SB 278 passed out of Senate Judiciary non-civil committee and went to Rules.  This bill increases penalties for pimping and pandering, and is part of the bipartisan supported anti-trafficking agenda.  Unfortunately, these bills also tend to come with strong anti-sex work mentalities.


SB 311, anti-environmental regulations couched as freedom, of course, has been introduced.



HB 870, on the religious liberty of public school athletes, is moved from House Judiciary to House Education.


SB 193 passed Senate 51-0; this bill makes updates to family violence battery laws.


HB 813, allowing expedited partner therapy (important tool for controlling spread of STDs), received ‘do pass’ from House Health and Human Services committee!


Legislative Session Day 15 (Wednesday, Feb. 03, 2016)




SB 323 “Public disclosure not required for documents related to economic development projects by any agency.”  Oh, dear… http://www.legis.ga.gov/legislation/en-US/Display/20152016/SB/323


SB 327, legislation calling for state contractors to certify that they do not ban business with Israel, was introduced.  This is part of a national push for such legislation. www.legis.ga.gov/legislation/en-US/Display/20152016/SB/327




The issue of campus sexual assault got a hearing from the Joint Senate Higher Ed and Health and Human Services committee, including testimony from various university lobbyist groups and the Georgia Bureau of Investigations.


Chairwoman Renee Unterman (R-Buford) says there will likely be legislation creating some kind of oversight board, made up of legislators and the people who testified.


While there appears to be a genuine interest on the part of some of the legislators around this issue, there was a real inability to make sure survivors’ voices were present in the room.


“Maybe a better word is complainant,” instead of victim/survivor, one person testified.

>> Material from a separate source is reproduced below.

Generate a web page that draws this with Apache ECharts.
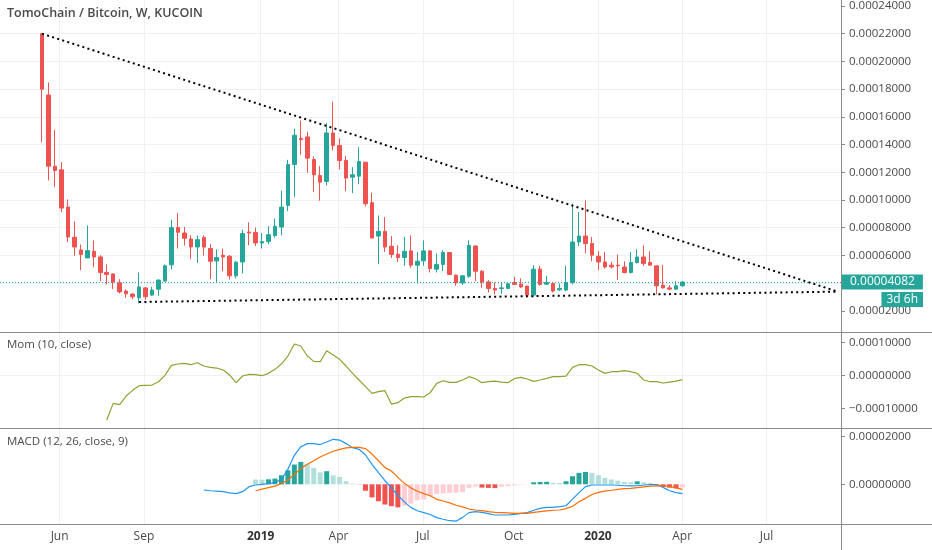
<!DOCTYPE html>
<html><head><meta charset="utf-8">
<script src="https://cdn.jsdelivr.net/npm/echarts@6/dist/echarts.min.js"></script>
<style>html,body{margin:0;padding:0;background:#fff}#c{width:932px;height:550px}</style>
</head><body><div id="c"></div>
<script>
// ---- data (prices in satoshi, 1e-8 BTC) ----
const firstCandle = '2018-05-14';   // weekly candles, Mondays
const leadWeeks = 6;                // empty weeks before first candle
const totalWeeks = 130;             // weeks on the time axis

const opens = [22000,17580,12440,12180,9490,7310,6400,5820,6300,5890,
 4770,4670,4020,3430,3210,2940,3660,3140,3570,4150,
 5320,8010,7620,7190,6610,7290,6500,5600,6020,5940,
 4530,5530,7690,7650,6900,7000,7430,8050,9610,12560,
 14450,14550,12920,11770,11340,14840,13930,12850,11650,11720,
 12730,9810,7400,7740,6660,6090,5850,6330,5300,5610,
 6330,5010,5350,6210,4580,4020,4500,6680,4860,4090,
 3620,3620,3620,4050,3930,3790,3140,5010,3930,3980,
 3520,3500,4050,6970,7400,6860,5940,5530,5300,5300,
 5170,4770,5490,5890,5490,5250,3860,3660,3570,3810];
const closes = [18000,12440,12130,9420,7330,6610,6070,6350,5890,4770,
 4630,4090,3370,3230,3020,3730,3020,3500,4220,5250,
 8010,7670,7240,6610,7140,6610,5580,5850,5890,4530,
 5510,7580,7620,6900,7000,7500,8100,9490,12560,14670,
 14360,13020,11820,11290,14840,13930,12850,11580,11820,12780,
 9730,7260,7740,6610,6070,5850,6300,5300,5580,6330,
 5060,5350,6210,4630,4020,4530,6730,4860,4090,3620,
 3500,3660,3950,3910,3730,3140,5010,3910,4050,3430,
 3620,4050,6970,7400,6860,6020,5530,5170,5170,5250,
 4770,5490,5890,5420,5300,3810,3660,3570,3810,4082];
const lows = [14170,11410,10930,9130,6970,5970,4940,5820,5170,4150,
 3910,3570,3260,2940,2850,2540,2780,3090,3090,4150,
 4990,6500,6710,5730,5460,5990,4290,4090,4860,4270,
 4340,4700,6730,6680,6500,6810,7290,7450,9200,10210,
 13260,11970,10570,9950,11050,13570,12200,10640,10500,11140,
 9540,7220,5370,6250,5820,5530,5250,5100,3980,5250,
 4770,4770,4860,4580,3810,3860,4380,4150,3660,3330,
 3190,3230,3570,3860,3660,2940,3020,3810,3860,3330,
 3430,3430,3910,6680,6140,5580,4940,5060,5060,4220,
 4700,4700,5420,5250,5250,3190,3620,3500,3520,3730];
const highs = [22000,18480,15060,12730,10040,8460,6790,8170,7090,6020,
 5350,4700,4290,3550,3280,4770,3730,3730,4290,5350,
 8580,9060,8050,7450,7450,7450,6810,6430,6500,6020,
 5610,7860,8390,8010,7620,8120,8660,10690,12900,15150,
 15730,14940,13160,12440,15560,17090,14450,13160,12370,13810,
 12730,10530,8890,8770,7400,6730,7330,7450,6250,7090,
 6380,6140,6380,6250,4630,4580,7090,6730,4940,4220,
 4050,4050,4050,4450,4340,3810,5300,5250,4530,4050,
 3980,5250,9730,9130,9970,7330,6300,6250,5530,6070,
 5580,6250,6450,6730,6300,5250,5300,3860,4150,4150];

// Mom (10, close) from candle 10
const momStart = 10;
const mom = [-13430,-8380,-8790,-6160,-4440,-3030,-2930,-2830,-1820,100,
 3130,3540,3740,3330,3940,2930,2530,2320,1720,200,
 -2120,-100,400,300,0,710,1920,3540,5960,9600,
 8990,5960,4340,4240,7580,6260,4950,2930,710,-1310,
 -3330,-5350,-4850,-4550,-8590,-8180,-6770,-6360,-6360,-6460,
 -5150,-2320,-1520,-2020,-2020,-1310,-300,-910,-2120,-1820,
 -1620,-1920,-2120,-910,-510,-1010,-1720,-1310,-810,-300,
 -300,-100,2530,3330,3330,2930,1720,710,1210,1210,
 1520,1210,710,-1310,-1820,-1820,-2220,-1920,-1620,-1210];

// MACD (12, 26, close, 9)
const macdStart = 25;
const macdLine = [-240,-270,-290,-310,-360,-390,-310,-100,
 -30,0,30,70,210,630,1220,1580,1710,1710,1670,1780,1890,1860,1710,1540,1470,
 1230,840,490,150,-150,-460,-740,-970,-1110,-1190,-1270,-1400,-1470,-1530,-1550,-1390,-1190,
 -1150,-1180,-1230,-1290,-1290,-1290,-1260,-1220,-1190,-1090,-1010,-970,-970,-940,-900,-620,-350,
 -100,-30,-30,-30,-30,-40,-60,-70,-60,-30,-10,-10,-130,-270,-350,-390];
const signalStart = 33;
const signalLine = [-270,-200,-140,-80,30,180,410,660,840,990,1150,1270,1390,1470,1530,1550,1550,
 1500,1270,990,700,560,290,40,-150,-290,-390,-480,-630,-700,-780,-880,-950,-1040,
 -1080,-1110,-1150,-1180,-1190,-1200,-1220,-1220,-1220,-1180,-1150,-1120,-1090,-1080,-1020,-920,-730,
 -590,-430,-340,-290,-250,-210,-180,-170,-140,-110,-80,-70,-60,-100,-150,-210];
const histStart = 33;
const histogram = [200,195,210,240,380,590,830,940,850,690,500,550,380,310,130,30,-10,
 -270,-550,-710,-850,-920,-970,-900,-810,-670,-640,-500,-400,-380,-360,-350,-330,-150,
 -90,-140,-150,-160,-100,-80,-40,-15,-5,85,95,105,60,50,130,340,480,520,480,
 380,270,200,150,100,85,125,85,55,-40,-110,-140,-170,-130];

// trend lines drawn on the chart: [week, price]
const trendTop = [['2018-05-14', 22000], ['2020-09-21', 3390]];
const trendBottom = [['2018-08-27', 2640], ['2020-09-21', 3390]];

// x-axis tick labels
const tickLabels = [['2018-06-04','Jun'],['2018-09-03','Sep'],['2019-01-07','2019'],
 ['2019-04-01','Apr'],['2019-07-01','Jul'],['2019-10-07','Oct'],['2020-01-06','2020'],
 ['2020-04-06','Apr'],['2020-07-06','Jul']];
const priceTicks = [2000,4000,6000,8000,10000,12000,14000,16000,18000,20000,22000,24000];
const momTicks = [-10000,0,10000];
const macdTicks = [0,2000];
const countdown = '3d 6h';

// ---- build ----
const DAY = 86400000;
const t0 = Date.parse(firstCandle + 'T00:00:00Z');
const categories = [];
for (let k = -leadWeeks; k < totalWeeks - leadWeeks; k++) {
  categories.push(new Date(t0 + k * 7 * DAY).toISOString().slice(0, 10));
}
function aligned(arr, start) {
  return categories.map((c, k) => {
    const i = k - leadWeeks - start;
    return (i >= 0 && i < arr.length) ? arr[i] : '-';
  });
}
const candleData = categories.map((c, k) => {
  const i = k - leadWeeks;
  return (i >= 0 && i < opens.length) ? [opens[i], closes[i], lows[i], highs[i]] : '-';
});
const histData = aligned(histogram, histStart).map((v, k, a) => {
  if (v === '-') return '-';
  const prev = a[k - 1];
  const rising = prev !== '-' && prev !== undefined && v > prev;
  const color = v >= 0 ? (rising ? '#26a69a' : '#b2dfdb') : (rising ? '#ffcdd2' : '#ef5350');
  return { value: v, itemStyle: { color } };
});
const tickMap = {};
tickLabels.forEach(t => tickMap[t[0]] = t[1]);

const FONT = '"Open Sans", "Liberation Sans", sans-serif';
const AXC = '#8a8a8a';
const TXT = '#4a4a4a';
const GRIDC = '#eef0f4';
const fmt = v => { const s = (Math.abs(v) / 1e8).toFixed(8); return v < 0 ? '\u2212' + s : s; };
const lastClose = closes[closes.length - 1];

function yAxisFor(idx, min, max, interval, ticks) {
  return {
    gridIndex: idx, type: 'value', position: 'right', min, max, interval,
    axisLine: { show: false },
    axisTick: { show: true, length: 4, lineStyle: { color: AXC }, customValues: ticks },
    axisLabel: { customValues: ticks, formatter: fmt, margin: 8, color: TXT, fontSize: 11.5,
                 fontFamily: FONT },
    splitLine: { show: true, showMinLine: false, showMaxLine: false, lineStyle: { color: GRIDC } }
  };
}
const hiddenX = i => ({ gridIndex: i, type: 'category', data: categories, show: false });

const chart = echarts.init(document.getElementById('c'), null, { renderer: 'canvas' });
chart.setOption({
  animation: false,
  backgroundColor: '#fff',
  textStyle: { fontFamily: FONT },
  grid: [
    { left: -2, top: 0, width: 843, height: 338.6 },
    { left: -2, top: 309.7, width: 843, height: 132 },
    { left: -2, top: 389.1, width: 843, height: 142.8 },
    { left: 1.2425, top: 0, width: 836.6, height: 524 }
  ],
  xAxis: [
    hiddenX(0), hiddenX(1), hiddenX(2),
    { gridIndex: 3, type: 'category', data: categories, boundaryGap: false,
      axisLine: { show: false }, axisTick: { show: false },
      axisLabel: {
        interval: (i, v) => tickMap[v] !== undefined,
        formatter: v => { const t = tickMap[v] || ''; return /^\d{4}$/.test(t) ? '{y|' + t + '}' : t; },
        margin: 7, color: TXT, fontSize: 12, fontFamily: FONT,
        rich: { y: { fontWeight: 'bold', fontSize: 12, color: '#333', fontFamily: FONT } }
      },
      splitLine: { show: true, interval: (i, v) => tickMap[v] !== undefined, lineStyle: { color: GRIDC } }
    }
  ],
  yAxis: [
    yAxisFor(0, 0, 24360, 2000, priceTicks),
    yAxisFor(1, -20000, 20000, 10000, momTicks),
    yAxisFor(2, -2000, 4000, 2000, macdTicks),
    { gridIndex: 3, type: 'value', show: false }
  ],
  series: [
    {
      type: 'candlestick', xAxisIndex: 0, yAxisIndex: 0, data: candleData, barWidth: 4,
      itemStyle: { color: '#26a69a', color0: '#ef5350', borderColor: '#26a69a', borderColor0: '#ef5350', borderWidth: 1 },
      markLine: {
        silent: true, animation: false, symbol: ['none', 'none'],
        data: [
          { yAxis: lastClose, lineStyle: { color: '#26a69a', type: [1, 2], width: 1 },
            label: { show: true, position: 'end', distance: 1, formatter: fmt(lastClose),
                     color: '#fff', backgroundColor: '#26a69a', padding: [2, 8, 1, 8],
                     fontSize: 12, fontFamily: FONT } },
          [ { coord: trendTop[0], lineStyle: { color: '#000', width: 2, type: [2, 3.3] }, label: { show: false } },
            { coord: trendTop[1] } ],
          [ { coord: trendBottom[0], lineStyle: { color: '#000', width: 2, type: [2, 3.3] }, label: { show: false } },
            { coord: trendBottom[1] } ]
        ]
      }
    },
    { type: 'line', xAxisIndex: 1, yAxisIndex: 1, data: aligned(mom, momStart), showSymbol: false,
      lineStyle: { color: '#93a031', width: 1.2 }, itemStyle: { color: '#93a031' } },
    { type: 'bar', xAxisIndex: 2, yAxisIndex: 2, data: histData, barWidth: 5 },
    { type: 'line', xAxisIndex: 2, yAxisIndex: 2, data: aligned(macdLine, macdStart), showSymbol: false,
      lineStyle: { color: '#2196f3', width: 1.2 }, itemStyle: { color: '#2196f3' } },
    { type: 'line', xAxisIndex: 2, yAxisIndex: 2, data: aligned(signalLine, signalStart), showSymbol: false,
      lineStyle: { color: '#ff6d00', width: 1.2 }, itemStyle: { color: '#ff6d00' } }
  ],
  graphic: [
    { type: 'line', shape: { x1: 841.5, y1: 0, x2: 841.5, y2: 550 }, style: { stroke: AXC, lineWidth: 1 }, z: 100 },
    { type: 'line', shape: { x1: 0, y1: 332.5, x2: 932, y2: 332.5 }, style: { stroke: AXC, lineWidth: 1 }, z: 100 },
    { type: 'line', shape: { x1: 0, y1: 428.5, x2: 932, y2: 428.5 }, style: { stroke: AXC, lineWidth: 1 }, z: 100 },
    { type: 'line', shape: { x1: 0, y1: 524.5, x2: 932, y2: 524.5 }, style: { stroke: AXC, lineWidth: 1 }, z: 100 },
    { type: 'text', left: 7, top: 7, z: 100,
      style: { text: 'TomoChain / Bitcoin, W, KUCOIN', fill: TXT, font: '600 12.5px ' + FONT } },
    { type: 'text', left: 7, top: 339, z: 100,
      style: { text: 'Mom (10, close)', fill: TXT, font: '11.5px ' + FONT } },
    { type: 'text', left: 7, top: 436, z: 100,
      style: { text: 'MACD (12, 26, close, 9)', fill: TXT, font: '11.5px ' + FONT } },
    { type: 'text', right: 9, top: 292, z: 100,
      style: { text: countdown, fill: '#fff', backgroundColor: '#26a69a', padding: [2, 5, 1, 5], font: '12px ' + FONT } }
  ]
});
</script>
</body></html>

The Senate Rules committee had a hearing on SR 683, a constitutional amendment requiring that conference committee reports be made available overnight before voting can occur.


When the House and Senate vote on different versions of a bill, it goes to a very not public conference committee process.  The resulting legislation, which can be substantially different, and often is, only has to be out for two hours before voting can occur during the last few days of session.

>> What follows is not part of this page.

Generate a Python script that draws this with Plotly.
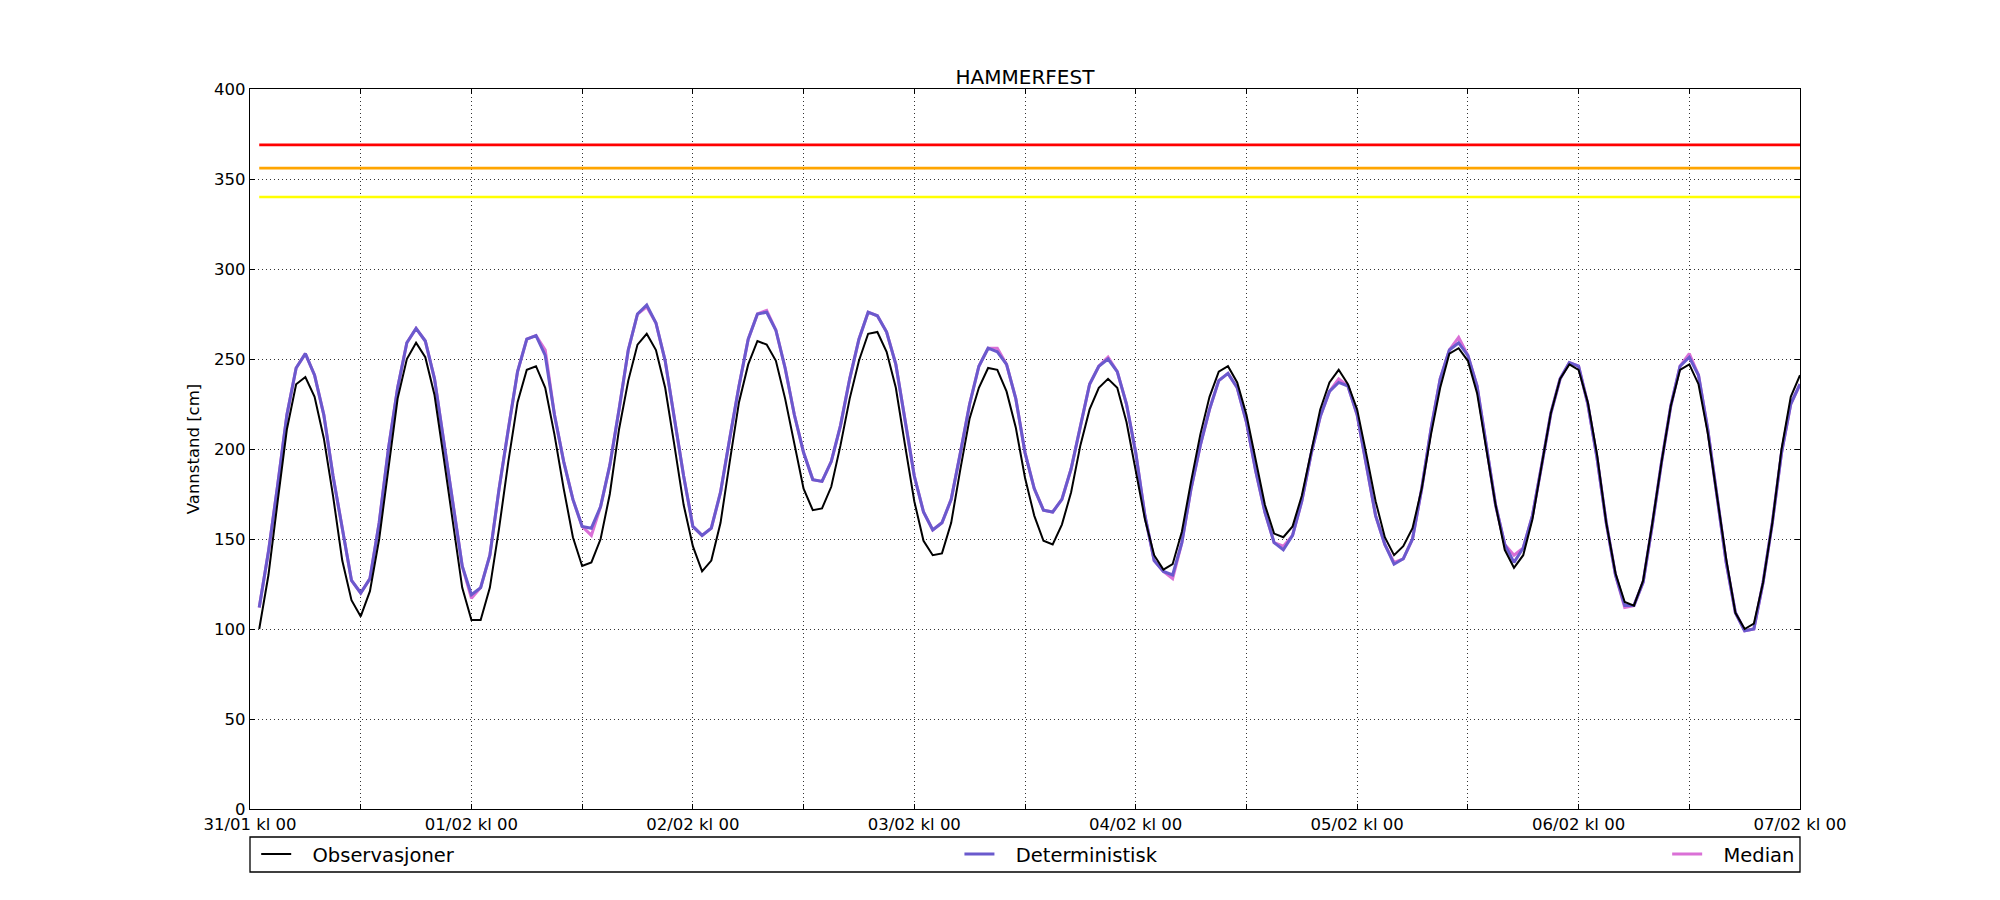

Heath presented the bill, and both Mullis (the Chairman of Rules) and Cowsert pushed back, citing the recently created Senate Study Committee on Legislative Process, SR 842.

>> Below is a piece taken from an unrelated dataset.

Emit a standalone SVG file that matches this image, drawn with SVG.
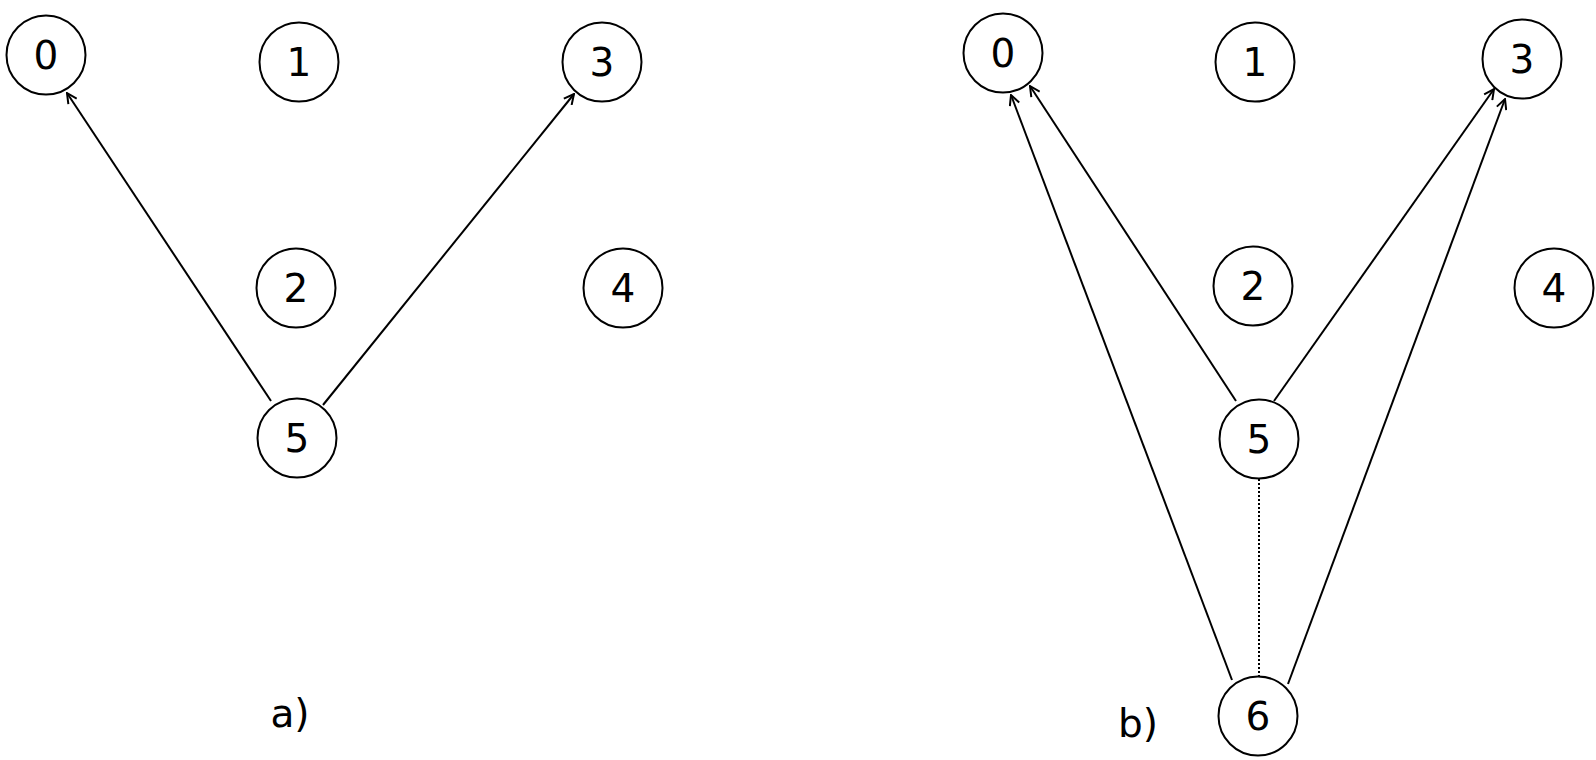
<svg xmlns="http://www.w3.org/2000/svg" width="1596" height="760" viewBox="0 0 1596 760">
<style>
.n circle{fill:#fff;stroke:#000;stroke-width:2}
.n text,.lbl{font-family:"DejaVu Sans",sans-serif;font-size:39px;fill:#000;text-anchor:middle;dominant-baseline:central}
.e{stroke:#000;stroke-width:2;fill:none}
.a{marker-end:url(#arr)}
.d{stroke-dasharray:2 2}
</style>
<defs>
<marker id="arr" viewBox="0 0 12 12" refX="11" refY="6" markerWidth="12" markerHeight="12" markerUnits="userSpaceOnUse" orient="auto">
<path d="M1,1 L11,6 L1,11" fill="none" stroke="#000" stroke-width="2"/>
</marker>
</defs>
<rect width="1596" height="760" fill="#fff"/>
<g id="connectors">
<line class="e a" x1="271" y1="401" x2="67" y2="93"/>
<line class="e a" x1="323" y1="405" x2="574" y2="94"/>
<line class="e a" x1="1236" y1="401" x2="1030" y2="86"/>
<line class="e a" x1="1232" y1="680" x2="1011" y2="95"/>
<line class="e a" x1="1274" y1="401" x2="1494" y2="89"/>
<line class="e a" x1="1288" y1="684" x2="1505" y2="99"/>
<line class="e d" x1="1259" y1="479" x2="1259" y2="676"/>
</g>
<g id="a0" class="n"><circle cx="46" cy="55" r="39.5"/><text x="46" y="55">0</text></g>
<g id="a1" class="n"><circle cx="299" cy="62" r="39.5"/><text x="299" y="62">1</text></g>
<g id="a3" class="n"><circle cx="602" cy="62" r="39.5"/><text x="602" y="62">3</text></g>
<g id="a2" class="n"><circle cx="296" cy="288" r="39.5"/><text x="296" y="288">2</text></g>
<g id="a4" class="n"><circle cx="623" cy="288" r="39.5"/><text x="623" y="288">4</text></g>
<g id="a5" class="n"><circle cx="297" cy="438" r="39.5"/><text x="297" y="438">5</text></g>
<g id="b0" class="n"><circle cx="1003" cy="53" r="39.5"/><text x="1003" y="53">0</text></g>
<g id="b1" class="n"><circle cx="1255" cy="62" r="39.5"/><text x="1255" y="62">1</text></g>
<g id="b3" class="n"><circle cx="1522" cy="59" r="39.5"/><text x="1522" y="59">3</text></g>
<g id="b2" class="n"><circle cx="1253" cy="286" r="39.5"/><text x="1253" y="286">2</text></g>
<g id="b4" class="n"><circle cx="1554" cy="288" r="39.5"/><text x="1554" y="288">4</text></g>
<g id="b5" class="n"><circle cx="1259" cy="439" r="39.5"/><text x="1259" y="439">5</text></g>
<g id="b6" class="n"><circle cx="1258" cy="716" r="39.5"/><text x="1258" y="716">6</text></g>
<text class="lbl" x="290" y="713">a)</text>
<text class="lbl" x="1138" y="723">b)</text>
</svg>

HB 770 also had a hearing.  It is meant to increase protections for developmentally disabled people and close a loophole around child sex trafficking.


It is still in State Rep. Ed Setzler’s (R-Acworth) subcommittee over concerns the language does not do what it’s intended to do.


Setzler’s HB 845, a law to make people are “immune from criminal liability” for having otherwise illegal pornography, including child pornography, if it is for the purpose of “reporting such violation.”  It passed out of his subcommittee.




HB 781, making citizenship a requirement to serve on volunteer advisory boards, sponsored by State Rep. Brad Raffensperger (R-Johns Creek) finally got its hearing; and a substitute passed out of committee.




Democrats are pushing back on the upcoming Opportunity School District referendum.


SR 828 has been introduced by State Sen. Vincent Fort (D-Atlanta), with support of House and Senate Democrats at a press conference, to change language of the constitutional amendment that will go before voters this fall.


Religious freedom for student athletes, HB 870, passed out of committee.  It threatens school funding for non-compliance.


HB 739 also passed out of committee; it makes state review of educational materials optional.


Legislative Session Day 16 (Thursday, Feb. 04, 2016)


HB 827, “Pursuing Justice for Rape Victims Act,” passed out of committee, with support from the GBI, advocacy groups, and hospitals.


HB 757, informally dubbed the Pastor Protection Act, passed out of subcommittee.  There are concerns about the scope being much broader than same-sex marriage, as language of bill includes “purposes which are objectionable”.


An amendment by State Rep. Stacey Evans (D-Smyrna), to limit the scope to marriage ceremonies, was withdrawn, with an apparent good faith promise to work on language and add it in full committee.